Scientists, farmers and students who visit the MGB projects also visit Gavate’s NTFP nursery. He has become quite popular in the region with his knowledge and work. Forest department as well as members of panchayat samiti seek his help when they want to establish a nursery.

Having a nursery as part of NTFP species conservation brings a steady income to farmer Gavate (Photo courtesy BAIF)

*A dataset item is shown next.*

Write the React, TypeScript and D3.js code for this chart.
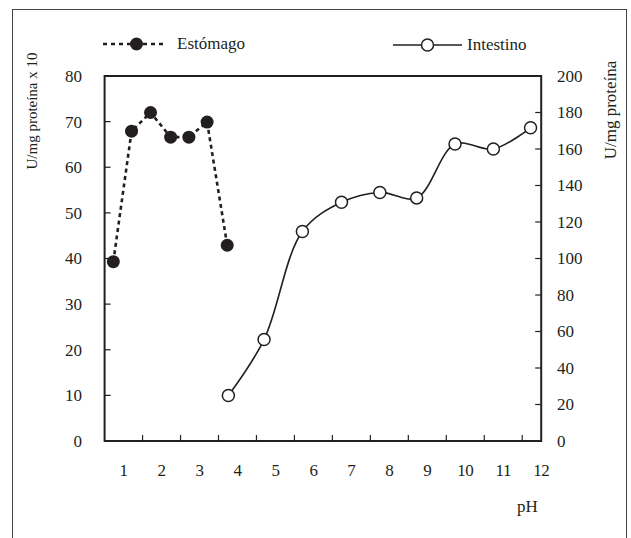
import { useEffect, useRef } from 'react';
import * as d3 from 'd3';

// pH labels on the x axis
const phLabels = [1, 2, 3, 4, 5, 6, 7, 8, 9, 10, 11, 12];

// Estómago (left axis, U/mg proteína x 10)
const stomachPh = [0.73, 1.21, 1.71, 2.24, 2.72, 3.2, 3.73];
const stomachValues = [39.3, 67.9, 72.0, 66.6, 66.6, 69.9, 42.9];

// Intestino (right axis, U/mg proteína)
const intestinePh = [3.76, 4.7, 5.71, 6.74, 7.75, 8.72, 9.73, 10.74, 11.72];
const intestineValues = [24.9, 55.6, 114.8, 130.8, 136.2, 133.2, 162.7, 160.0, 171.6];

const leftTicks = [0, 10, 20, 30, 40, 50, 60, 70, 80];
const rightTicks = [0, 20, 40, 60, 80, 100, 120, 140, 160, 180, 200];

const INK = '#231f20';
const FONT = '"Liberation Serif", "Times New Roman", serif';

export default function App() {
    const svgRef = useRef<SVGSVGElement>(null);

    useEffect(() => {
        const width = 631;
        const height = 538;
        const plot = { left: 104.6, right: 541.2, top: 76, bottom: 441 };

        const svg = d3.select(svgRef.current);
        svg.selectAll('*').remove();
        svg.attr('width', width).attr('height', height).style('font-family', FONT);

        // Scales
        const x = d3.scaleLinear().domain([0.5, 12]).range([plot.left, plot.right]);
        const yL = d3.scaleLinear().domain([0, 80]).range([plot.bottom, plot.top]);
        const yR = d3.scaleLinear().domain([0, 200]).range([plot.bottom, plot.top]);

        // Outer frame
        svg.append('rect')
            .attr('x', 12.5)
            .attr('y', 9.5)
            .attr('width', 614)
            .attr('height', 560)
            .attr('fill', 'none')
            .attr('stroke', '#444')
            .attr('stroke-width', 1);

        // Plot box
        svg.append('rect')
            .attr('x', plot.left)
            .attr('y', plot.top)
            .attr('width', plot.right - plot.left)
            .attr('height', plot.bottom - plot.top)
            .attr('fill', 'none')
            .attr('stroke', INK)
            .attr('stroke-width', 2);

        // X ticks (between labels, pointing inward)
        const xTicks = phLabels.slice(0, -1).map((d) => d + 0.5);
        svg.append('g')
            .selectAll('line')
            .data(xTicks)
            .enter()
            .append('line')
            .attr('x1', (d) => x(d))
            .attr('x2', (d) => x(d))
            .attr('y1', plot.bottom)
            .attr('y2', plot.bottom - 6)
            .attr('stroke', INK)
            .attr('stroke-width', 1.2);

        svg.append('g')
            .selectAll('text')
            .data(phLabels)
            .enter()
            .append('text')
            .attr('x', (d) => x(d))
            .attr('y', 476)
            .attr('text-anchor', 'middle')
            .style('font-size', '17px')
            .style('letter-spacing', '-0.5px')
            .attr('fill', INK)
            .text((d) => d);

        svg.append('text')
            .attr('x', 517)
            .attr('y', 512)
            .style('font-size', '17px')
            .attr('fill', INK)
            .text('pH');

        // Left axis
        svg.append('g')
            .selectAll('line')
            .data(leftTicks.slice(1, -1))
            .enter()
            .append('line')
            .attr('x1', plot.left)
            .attr('x2', plot.left + 6)
            .attr('y1', (d) => yL(d))
            .attr('y2', (d) => yL(d))
            .attr('stroke', INK)
            .attr('stroke-width', 1.2);

        svg.append('g')
            .selectAll('text')
            .data(leftTicks)
            .enter()
            .append('text')
            .attr('x', 82)
            .attr('y', (d) => yL(d))
            .attr('dy', '0.35em')
            .attr('text-anchor', 'end')
            .style('font-size', '17px')
            .attr('fill', INK)
            .text((d) => d);

        svg.append('text')
            .attr('transform', 'translate(32,111) rotate(-90)')
            .attr('dy', '0.35em')
            .attr('text-anchor', 'middle')
            .style('font-size', '15px')
            .attr('fill', INK)
            .text('U/mg proteína x 10');

        // Right axis
        svg.append('g')
            .selectAll('line')
            .data(rightTicks.slice(1, -1))
            .enter()
            .append('line')
            .attr('x1', plot.right)
            .attr('x2', plot.right - 6)
            .attr('y1', (d) => yR(d))
            .attr('y2', (d) => yR(d))
            .attr('stroke', INK)
            .attr('stroke-width', 1.2);

        svg.append('g')
            .selectAll('text')
            .data(rightTicks)
            .enter()
            .append('text')
            .attr('x', 557)
            .attr('y', (d) => yR(d))
            .attr('dy', '0.35em')
            .attr('text-anchor', 'start')
            .style('font-size', '17px')
            .attr('fill', INK)
            .text((d) => d);

        svg.append('text')
            .attr('transform', 'translate(610,110) rotate(-90)')
            .attr('dy', '0.35em')
            .attr('text-anchor', 'middle')
            .style('font-size', '17px')
            .attr('fill', INK)
            .text('U/mg proteína');

        // Intestino line (smooth)
        const intestine = intestinePh.map((p, i) => [x(p), yR(intestineValues[i])] as [number, number]);
        const smooth = d3.line().curve(d3.curveCatmullRom.alpha(0.5));
        svg.append('path')
            .attr('d', smooth(intestine))
            .attr('fill', 'none')
            .attr('stroke', INK)
            .attr('stroke-width', 1.6);

        svg.append('g')
            .selectAll('circle')
            .data(intestine)
            .enter()
            .append('circle')
            .attr('cx', (d) => d[0])
            .attr('cy', (d) => d[1])
            .attr('r', 6)
            .attr('fill', '#fff')
            .attr('stroke', INK)
            .attr('stroke-width', 1.5);

        // Estómago line (dashed, straight)
        const stomach = stomachPh.map((p, i) => [x(p), yL(stomachValues[i])] as [number, number]);
        svg.append('path')
            .attr('d', d3.line()(stomach))
            .attr('fill', 'none')
            .attr('stroke', INK)
            .attr('stroke-width', 2.6)
            .attr('stroke-dasharray', '4,3.5');

        svg.append('g')
            .selectAll('circle')
            .data(stomach)
            .enter()
            .append('circle')
            .attr('cx', (d) => d[0])
            .attr('cy', (d) => d[1])
            .attr('r', 6.5)
            .attr('fill', INK);

        // Legend
        const lg = svg.append('g');
        lg.append('line')
            .attr('x1', 103).attr('x2', 167)
            .attr('y1', 44).attr('y2', 44)
            .attr('stroke', INK)
            .attr('stroke-width', 2.6)
            .attr('stroke-dasharray', '4,4');
        lg.append('circle')
            .attr('cx', 136.5).attr('cy', 44).attr('r', 6.5)
            .attr('fill', INK);
        lg.append('text')
            .attr('x', 177).attr('y', 49)
            .style('font-size', '17px')
            .attr('fill', INK)
            .text('Estómago');

        lg.append('line')
            .attr('x1', 393).attr('x2', 462)
            .attr('y1', 45).attr('y2', 45)
            .attr('stroke', INK)
            .attr('stroke-width', 1.5);
        lg.append('circle')
            .attr('cx', 427.5).attr('cy', 45).attr('r', 6)
            .attr('fill', '#fff')
            .attr('stroke', INK)
            .attr('stroke-width', 1.5);
        lg.append('text')
            .attr('x', 467).attr('y', 50)
            .style('font-size', '17px')
            .attr('fill', INK)
            .text('Intestino');
    }, []);

    return (
        <div style={{ position: 'absolute', left: 0, top: 0 }}>
            <svg ref={svgRef} style={{ display: 'block' }}></svg>
        </div>
    );
}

He ensures that he performs all the monthly tasks and responsibilities assigned to him as part of the conservation program on time. With support from this project and his family, he is actively involved in conserving NTFP species through his nursery.

Financial stability

He still cultivates vegetables but is more involved with NTFP related activities. He earns between Rs 50,000 and Rs 60,000 per year as additional income through his NTFP nursery. In the next one or two years, he expects to earn around 1 lakh income from nursery related activities. It will be in addition to what he earns from his vegetable and jasmine cultivation.  

Gavate’s hard work has improved his livelihood. He is happy with the successful NTFP nursery and conservation activities. They ensure steady income to support the social responsibilities and education of his children.

After the MGB project comes to a close, he will be able to maintain his source of income by utilizing the skills which he has learnt now. His hard work, determination and passion for doing something for his family and conserving nature will never let him down and he will continue to serve as a torch bearer.